On the way to the CLR James meeting at the Oval cricket pavillion in the afternoon, we managed to gain access to some closed buildings by following a Labour canvasser. At first he thought we were TUSC but then realised who we were, saying "You're the people who want to get rid of money and let people take what they need". Well, yes, more or less. The Labour Party seem to be pulling out the stops. We've seen at least 5 different leaflets they've put out. One of their promises is that, if they win the next election, they'll overturn the Bedroom Tax. We'll see. As the Labour candidate said in one of his leaflets:
In past campaigns I've met people who told me that there wasn't much difference between the main parties.
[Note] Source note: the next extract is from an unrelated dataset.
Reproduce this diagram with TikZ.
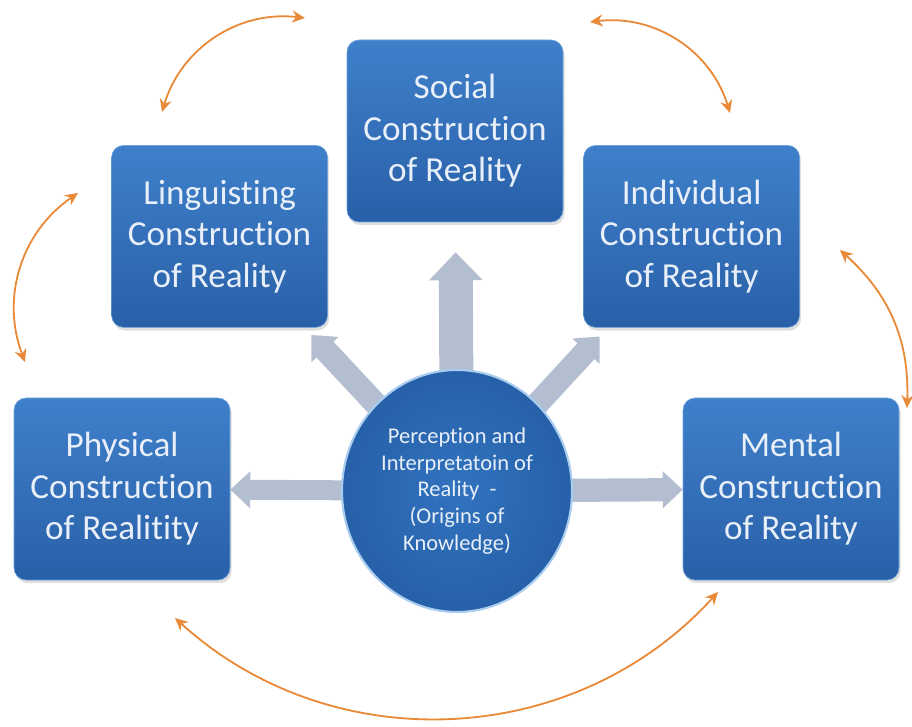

So have we, and they're right.

At the CLR James meeting much of it was about English literature and what books should be studied at school and university. The organisers did not present James as a black role model but the opposite: as somebody who believed in universal values. Not black or any other identity but human identity. Some in the audience didn't approve of this approach and didn't clap all the speakers. His widow, Selma James, said he held that "Every Cook Can Govern". This comes from Lenin (though he relegated this to the distant future; in the meantime the Single Vanguard Should Govern). James, it appears, took it more literally. His widow in fact presented it in the way our candidate likes to. She said it didn't mean that "ordinary" people could govern since every individual was "extraordinary"; what he was advocating was collective action by these extraordinary individuals to change society and then run it. But she then spoilt it by saying that he was a leader. His writings on state capitalism in Russia, as well as those on cricket and his book on the slave uprising in Haiti during the French Revolution, The Black Jacobins. One of the speakers (Kenon Malik) described this as the first recorded successful slave uprising in history. I suppose it was. Must read the book. It's in our library.

The Oval is a few streets away to the north-west of the ward. Meanwhile a couple of streets to the south of the ward police were asking locals about the alleged case of slavery. They say it resulted from once commonly-held political ideas. It will be interesting to see what these were.